Em cinco das nove provas a que o CorreioWeb teve acesso, os candidatos constroem frases em primeira pessoa. Em um dos resumos, um inscrito que tirou nota 24 (a prova valia 27,50 pontos) escreve: “a teoria psicanalítica já nos ensinou...”. Outro postulante ao cargo, com nota 23, usa o termo “mas ainda não somos capazes de interferir nela”. O coordenador da disciplina de língua portuguesa do Centro Educacional Sigma de Brasília, Josino Nery Neto, lembra que não é correto o uso do pronome em resumos. “Algumas bancas até aceitam isso em redações, mas em resumo não. Isso porque, nesse caso, o candidato deve ser fiel ao texto e não interferir na formulação do autor, o uso da primeira pessoa é uma interferência”, explica.

Para o professor de Língua Portuguesa do Obcursos, Ronaldo Silva, o problema está nas frases inconsistentes construídas pelos candidatos. Ele cita a expressão: “É simples fechar os olhos para a loucura e isolá-la em locais invisíveis à sociedade”, construída por uma candidata que tirou nota 19,5. “É um texto inocente, infantil, recheado de inconsistências. Não é próprio de um analista da Câmara dos Deputados que vai receber salário de R$ 9 mil”, alfineta o professor.

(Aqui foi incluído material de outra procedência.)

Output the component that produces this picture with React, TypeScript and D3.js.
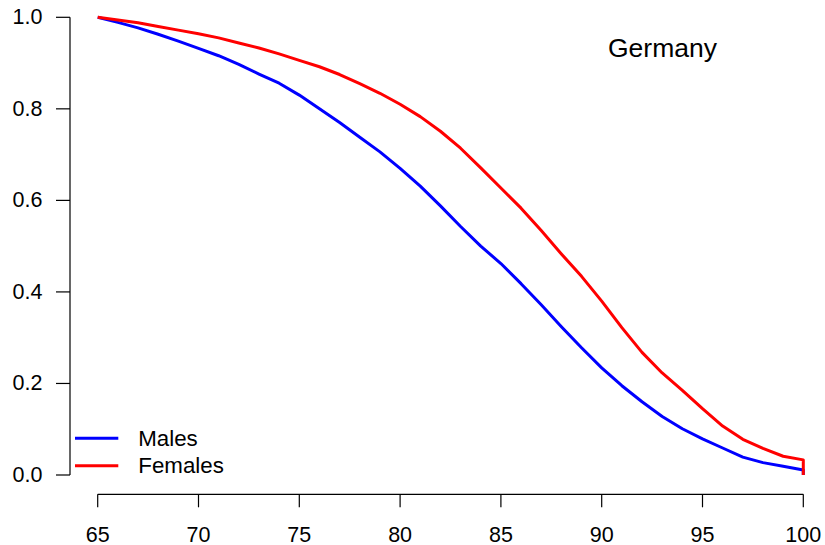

Também em relação a inconsistências dos resumos, o professor Neto chama atenção para a construção “as pessoas possuem alguma compreensão sobre o tema loucura, mas esta se apresenta ainda com máxima agudeza e simplicidade, máxima intensidade e mínima mediação”. Essa frase, para o professor do Sigma, não tem sentido. Além disso, o professor do Obcursos lembra que a expressão “máxima agudeza e simplicidade, máxima intensidade e mínima mediação” é a transcrição fiel do texto original.

Outros três candidatos, com notas 20, 22 e 24, terminam os resumos parafraseando a obra original usando as seguintes expressões: “como encarar tal sofrimento e como encarar o mundo a partir desse sofrimento?”, “como percebo esse sofrimento e como percebo o mundo a partir dele” e “o que a loucura significa para mim? E como o mundo se parece para o louco?”. Segundo Silva, o Manual do Candidato do Instituto Rio Branco -escrito por Francisco Savioli e José Luiz Fiorin- e a Associação Brasileira de Normas Técnicas (ABNT) deixam claro que não pode haver transcrições em resumos.
Outro problema é o tamanho dos textos. De acordo com Silva, os mesmos autores apontam que um resumo deve ter 1/4 do original. “Outros aceitam 1/3, eu diria que o máximo é 50%, maior que isso é impossível. Outro erro gritante é produzir o resumo em mais de um parágrafo. Está errado conforme a norma ABNT NBR 6028”, explica o professor. O resumo de uma candidata que tirou nota 20 tem 20 linhas. No entanto, a obra original tem 18 linhas. Outros resumos têm 17, 15 e 16 linhas.